Some time back, the blog examined the television series The Name of the Game, about a publishing empire.
It’s now appropriate to take a look at the show’s most unusual episode: LA 2017, a dystopian tale about, what seemed in 1971, a far-off year in the future.
It was also one of the early directing credits for Steven Spielberg. LA 2017 originally aired Jan. 15, 1971, less than a month after the director’s 24th birthday.
The Name of the Game tackled current events as experienced by key personnel at Howard Publications, headed by Glenn Howard (Gene Barry).
For LA 2017, the production team decided to address the environment — but in a way the series hadn’t previously attempted.
Producer Dean Hargrove commissioned a script by science fiction writer Philip Wylie. As the episode begins, Glenn Howard is driving in Southern California. The publisher is planning a campaign across his magazines to highlight environmental issues.

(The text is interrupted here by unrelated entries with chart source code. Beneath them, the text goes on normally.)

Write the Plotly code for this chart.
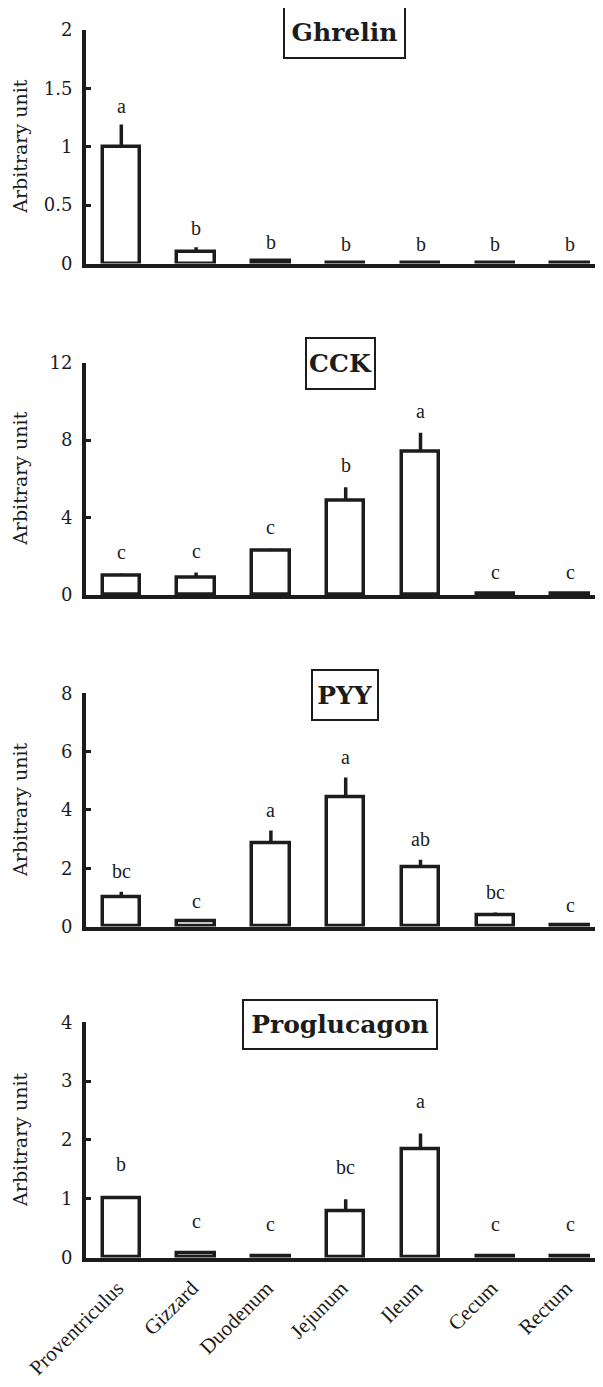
import plotly.graph_objects as go

# ---------------- data ----------------
categories = ["Proventriculus", "Gizzard", "Duodenum", "Jejunum", "Ileum", "Cecum", "Rectum"]

ghrelin_mean = [1.00, 0.10, 0.02, 0.008, 0.008, 0.008, 0.008]
ghrelin_sem = [0.19, 0.04, 0.0, 0.0, 0.0, 0.0, 0.0]
ghrelin_letters = ["a", "b", "b", "b", "b", "b", "b"]
ghrelin_ticks = [0, 0.5, 1, 1.5, 2]

cck_mean = [1.00, 0.89, 2.27, 4.87, 7.40, 0.07, 0.07]
cck_sem = [0.11, 0.27, 0.12, 0.69, 0.98, 0.0, 0.0]
cck_letters = ["c", "c", "c", "b", "a", "c", "c"]
cck_ticks = [0, 4, 8, 12]

pyy_mean = [1.00, 0.17, 2.86, 4.43, 2.02, 0.37, 0.03]
pyy_sem = [0.19, 0.0, 0.43, 0.68, 0.27, 0.11, 0.0]
pyy_letters = ["bc", "c", "a", "a", "ab", "bc", "c"]
pyy_ticks = [0, 2, 4, 6, 8]

proglucagon_mean = [1.00, 0.07, 0.02, 0.79, 1.84, 0.02, 0.02]
proglucagon_sem = [0.04, 0.0, 0.0, 0.20, 0.27, 0.0, 0.0]
proglucagon_letters = ["b", "c", "c", "bc", "a", "c", "c"]
proglucagon_ticks = [0, 1, 2, 3, 4]

titles = ["Ghrelin", "CCK", "PYY", "Proglucagon"]

# ---------------- layout helpers ----------------
OFF = 8                      # page body margin
W, H = 603 - OFF, 1387 - OFF
ML = 86 - OFF
PW = W - ML
INK = "#1c1c1c"


def py(p):
    return 1 - (p - OFF) / H


def pxx(p):
    return (p - OFF - ML) / PW


panels = [
    dict(mean=ghrelin_mean, sem=ghrelin_sem, letters=ghrelin_letters, ticks=ghrelin_ticks,
         top=30, bottom=263.5, title=titles[0], box=(344, 33, 123, 53), lshift=19),
    dict(mean=cck_mean, sem=cck_sem, letters=cck_letters, ticks=cck_ticks,
         top=362.7, bottom=595, title=titles[1], box=(340, 363.3, 71, 53), lshift=22),
    dict(mean=pyy_mean, sem=pyy_sem, letters=pyy_letters, ticks=pyy_ticks,
         top=693.3, bottom=926.5, title=titles[2], box=(345, 695.3, 68, 52), lshift=21),
    dict(mean=proglucagon_mean, sem=proglucagon_sem, letters=proglucagon_letters, ticks=proglucagon_ticks,
         top=1022.3, bottom=1257.5, title=titles[3], box=(340.4, 1024.5, 196, 51), lshift=32),
]

# category 0 centre at page x 121.3, spacing 74.8 px
x_lo = (ML + OFF - 121.3) / 74.8
x_hi = (603 - 121.3) / 74.8

xpos = list(range(len(categories)))
fig = go.Figure()
annotations = []
layout = {}

for i, p in enumerate(panels):
    n = "" if i == 0 else str(i + 1)
    xa, ya = "x" + n, "y" + n
    fig.add_trace(go.Bar(
        x=xpos, y=p["mean"], xaxis=xa, yaxis=ya, width=0.5,
        marker=dict(color="white", line=dict(color=INK, width=3.5)),
        error_y=dict(type="data", symmetric=False, array=p["sem"],
                     arrayminus=[0] * len(p["sem"]), thickness=3.5, width=0, color=INK),
        showlegend=False, hoverinfo="skip",
    ))
    layout["xaxis" + n] = dict(
        domain=[0, 1], anchor=ya, range=[x_lo, x_hi],
        showline=True, linewidth=4, linecolor=INK, showgrid=False, zeroline=False,
        ticks="", tickvals=xpos, ticktext=categories,
        showticklabels=(i == 3), tickangle=-45,
        ticklabelshift=-4, ticklabelstandoff=6,
        tickfont=dict(family="Liberation Serif", size=21, color=INK),
    )
    layout["yaxis" + n] = dict(
        domain=[py(p["bottom"]), py(p["top"])], anchor=xa,
        range=[0, p["ticks"][-1]], tickvals=p["ticks"],
        showline=True, linewidth=4, linecolor=INK, showgrid=False, zeroline=False,
        ticks="inside", ticklen=5, tickwidth=3, tickcolor=INK,
        tickfont=dict(family="DejaVu Serif", size=18, color=INK),
        ticklabelstandoff=6,
    )
    # significance letters
    for j, (m, s, t) in enumerate(zip(p["mean"], p["sem"], p["letters"])):
        annotations.append(dict(
            x=j, y=m + s, xref=xa, yref=ya, text=t, showarrow=False,
            yanchor="middle", yshift=p["lshift"],
            font=dict(family="Liberation Serif", size=20, color=INK),
        ))
    # y axis title
    annotations.append(dict(
        x=pxx(20), y=0.5, xref="paper", yref=ya + " domain", text="Arbitrary unit",
        textangle=-90, showarrow=False, xanchor="center", yanchor="middle",
        font=dict(family="DejaVu Serif", size=19, color=INK),
    ))
    # boxed title
    cx, cy, bw, bh = p["box"]
    annotations.append(dict(
        x=pxx(cx), y=py(cy), xref="paper", yref="paper", text="<b>%s</b>" % p["title"],
        showarrow=False, xanchor="center", yanchor="middle",
        width=bw - 4, height=bh - 4, borderpad=0, bordercolor=INK, borderwidth=2,
        bgcolor="white",
        font=dict(family="DejaVu Serif", size=25, color=INK),
    ))

fig.update_layout(
    width=W, height=H,
    margin=dict(l=ML, r=0, t=0, b=0, autoexpand=False),
    paper_bgcolor="white", plot_bgcolor="white",
    annotations=annotations, bargap=0,
    **layout,
)

fig.write_html("out.html")
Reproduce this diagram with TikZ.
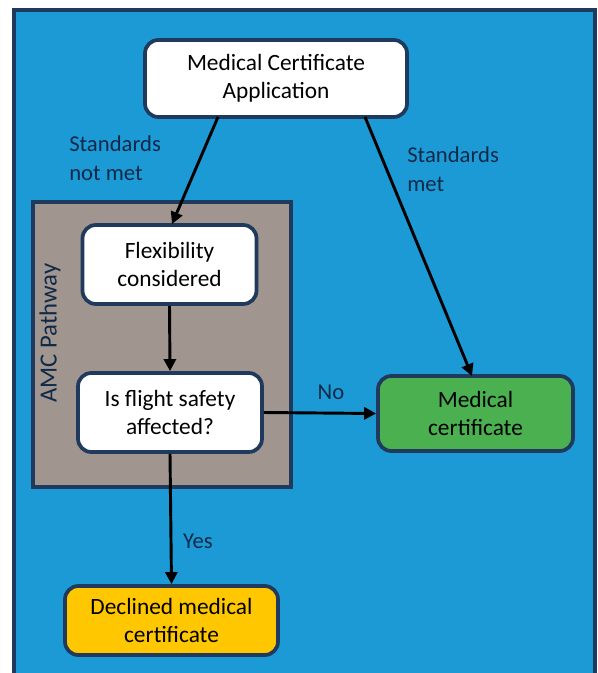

As Howard drives, he uses a tape recorder to dictate a letter to the president. “Priorities have to be established or this may very well be the beginning of the end for Earth as we know it,” he says.
Howard has an accident, and ends up in a ditch. He also, seemingly, is now in 2017. An ecological disaster has forced people to live underground. National governments have been replaced by corporate ones.
Despite being a CEO, Glenn Howard doesn’t like what he sees and sides with those resisting the corporate order. The episode eventually ends with it being revealed that it (probably) was a dream. Spielberg’s last shot is of a dead bird. presumably not to let the audience off too easily.
The episode’s title card, primary actors and the writer, producer and director credits are in a font used a lot at that time because it seemed futuristic.
Wylie turned the story into a novel, Los Angeles: A.D. 2017. He died late in 1971 at the age of 69. Spielberg’s career, meanwhile, was still gearing up.